According to the global observability conditions, we design a flight trajectory including varying accelerated linear motions, steady turns and climbing. The influence of weather during the fight is ignored and allows our focus on the observability of error states. In the first 10 s, the aircraft stands still. Then, it accelerates straight for 25 s with varying accelerations, keeps a constant velocity and turns right for 10 s. After that the aircraft decelerates with varying values for 10 s, and then ascends until the end. The kinematics of the aircraft are shown in Figures 2 and 3.

The g-sensitivity errors of gyro are shown in Figure 3d. The values of specific force are shown in Figure 3c and the three g-sensitivity coefficients mentioned above are the same constant, so those errors can be calculated by the Equation (16). Since the velocity was relatively high, this could cause a certain centripetal acceleration at high values, and the peak specific force of the right axis is about 80 g, as shown in Figure 3c.

As show in Figure 4a,b, the estimated bias of gyro and accelerometer converge toward their true value, respectively, after 10 s. As the aircraft begins to fly in a rectilinear fashion accelerating non-uniformly, the bias of gyro and that of accelerometer in the forward and down directions evidently converged. Referring to Figure 3a, we can find that the direction of ${\dot{\mathit{\text{f}}}}_{ib}^b$ sharply changed at the begin-to-turn moment, so that ${\dot{\mathit{\text{f}}}}_{ib}^b$ is linearly independent on this moment. Due to the modeling errors, the estimations converge but do not approach the true values. After the aircraft fly two maneuvering, the estimated values have come very close to the truth in 50 s. The estimations of g-sensitivity coefficients are shown in Figure 4c. The g-sensitivity coefficients drift in the first 10 s when the aircraft remains stationary, and begin to converge when the aircraft starts accelerating. As the aircraft is climbing and turning in the 35–45 s, the the g-sensitivity coefficients converge toward their true value. Referring to Figure 3a, we can find that the specific force change in all three directions in in 45–50 s, which is sufficient for the requirements for the g-sensitivity coefficients to be observable. After the aircraft passes the second curve segment, the estimated values have come very close to the truth. The statistical errors are showed in

Table 1. Comparison between the truth values and the average estimated values.

Estimated States	Bias of Gyroscopes (°/h)			Bias of Accelerometer (mg)			G-sensitivity Coefficients (°/h/g)
	Forward	Right	Down	Forward	Right	Down	G11	G22	G33
Truth values	50	50	50	1	1	1	10	10	10
Average estimated values	49.621	49.910	50.414	0.993	0.997	0.986	9.955	9.986	9.969

. The average estimated values mean that the estimated values are average when they have been converged to their true value nearly.

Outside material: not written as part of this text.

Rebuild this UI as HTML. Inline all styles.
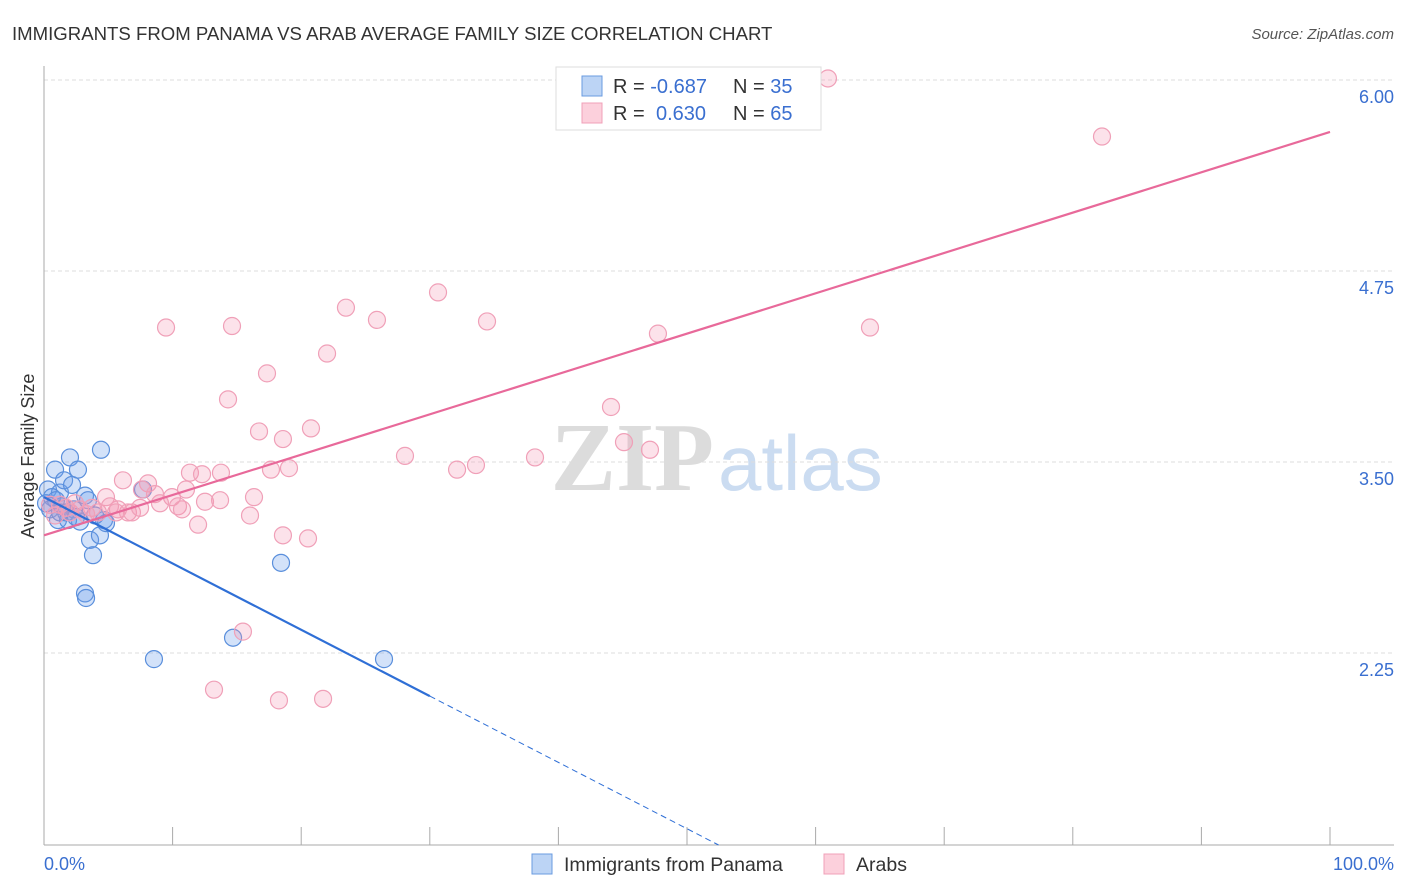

To evaluate the attitude accuracy of integration system after the g-sensitivity coefficients are correctly estimated, another simulation was carried out with the Kalman filter without g-sensitivity error states. According to Equations (13)–(15), the g-sensitivity errors mainly affect the accuracy of attitude estimation, and had no effect on position and velocity. Their estimation accuracy mainly depends on the measurement. Therefore, the estimations of position and velocity are not shown in the article. The simulation conditions and the maneuvering were the same as indicated above. The simulation results are given in Figure 5 and

Table 2. Comparison between gyro g-sensitivity errors before compensation and after compensation on estimation of attitude errors.

Attitude errors	Roll error(°) RMS (1σ)	Pitch error (°) RMS (1σ)	Yaw error (°) RMS (1σ)
Before compensation	2.25	1.23	1.34
After compensation	0.54	0.35	0.17

.

In Figure 5, the g-sensitivity coefficients almost do not change (as shown in Figure 4c), so the attitude errors showed the same changing trend in 0–35 s. At the begin-to-turn, the observable requirements for g-sensitivity coefficients are sufficient, so their values in all directions come to coverage. By considering G-states, the attitude error begin to converge, and their values have come very close to zero (see blue lines) until 55 s. Referring to Figure 4c, we can find that the g-sensitivity coefficients have also come to their truth in all three directions. After 55 s, all three attitude errors are close to zero (as shown in blue lines). But for the filter without G-state, the attitude error could not be converging (see red dashed lines in Figure 4) owing to the g-sensitivity errors. In 55–70 s, the g-sensitivity errors in the x-direction and y-direction are close to zero (as shown in Figure 3d), so the roll and pitch errors without G-states showed the same changing with considering g- sensitivity errors. Noticing that, the yaw error is always not converging until the end, which is owed to the z-direction g-sensitivity error. From Table 2, we can easily find that the attitude accuracy is obviously improved.

5. Conclusions

In this paper, we have studied the observability of errors in an integrated MEMS INS/GPS system, in which we mainly focus on the gyroscope g-sensitivity errors. Two different types of Kalman filter were established, which could be used to estimate the g-sensitivity coefficients by adding them as states to the filter. The observability of the nonlinear system describing the integration system was investigated based on the global observability analysis approach. A sufficient condition for the global observability of error states that includes position, velocity, attitude, gyro and accelerometer bias, and g-sensitivity coefficients was presented. Aiming at two different kinds of g-sensitivity coefficient matrices, three-element and nine-element, the relationship between their observability and the aircraft movements was revealed. To verify the theoretical results, a numerical simulation based on the composite simulator was carried out. The results showed that all the estimated states could be made observable by maneuvering based on the conditions. Through compensating the g-sensitivity errors, the attitude accuracy of the integration system has been improved remarkably.